La anécdota de Anora es una de las favoritas del imaginario melodramático hollywoodense: una prostituta de buen corazón e inquebrantable optimismo es rescatada por un señor de mucho dinero y dizque pocos prejuicios. La vimos en una rara combinación de impulso etnográfico y cinéma qualité en Pretty Baby (Louis Malle, 1978) y en su versión más pop y empalagosa en Pretty Woman (Garry Marshall, 1990). Pero no son estos los referentes con los que trabaja Baker, a quien le gusta exponerlos en entrevistas y materiales extra. Mientras que la fotografía realista y con iluminación low-key a cargo de Drew Daniels está modelada en el cine americano de los primeros años setenta (The French Connection, William Friedkin, 1971), paradigma del nuevo Hollywood y de la representación de esa misma geografía lateral neoyorquina, cuando se trata del tema, Baker menciona tres películas: Le notti di Cabiria (Federico Fellini, 1957), Adua e le compagne (Antonio Pietrangeli, 1960) y Coming to America (John Landis, 1988).

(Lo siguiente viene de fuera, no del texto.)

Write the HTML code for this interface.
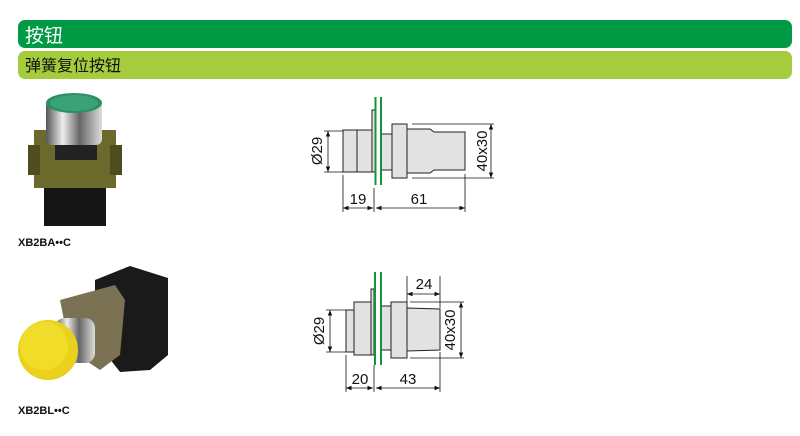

Es decir: dos películas del neorrealismo italiano con prostitutas en el centro, en antológicos protagónicos de Giulietta Masina y Simone Signoret, y una comedia de enredos de los ochenta, con el no menos antológico Eddie Murphy. Esta mezcla explica la circulación de la película por varios tonos y registros.
Sin embargo, la marca más notable de su relato es la premura. Anora es una película hipercinética, que evoca el largometraje previo de Baker (Red Rocket, 2021) o el cine de los hermanos Safdie (Good Time, 2017; Uncut Gems, 2019) en el impulso desesperado y desenfrenado por contar la historia, como si la urgencia fuera una herramienta con que enfrentar el miedo a que esa historia quede sin contar, a perder la oportunidad de dejar eso dicho y mostrado. Los casi treinta minutos de la secuencia en que los matones llegan a poner orden en la mansión de Vania y Ani recién casados son la mejor muestra de ese espíritu y de la enorme capacidad de la película de ser profunda sin ser solemne y de ser política sin bajar línea. Mezclando pases de comedia física con situaciones de violencia, género, migración, muestra sin pelos en la lengua quién tiene el poder y toma las decisiones, cuánto dinero hace falta para desviar el curso de la realidad. Así, logra incomodar y divertir, y vuelve a ponernos incondicionalmente del lado de los personajes con menos poder. Es así, por contraste, que la brillante secuencia final mejor revela estas dinámicas: cuando estos personajes se vinculan una vez que esa urgencia ha desaparecido, muestran en su distensión su verdadera naturaleza. Y también lo hace la película: los créditos finales ruedan en silencio, sin música que los acompañe.
Anora (EEUU, 2024), guion y dirección de Sean Baker, 139 minutos.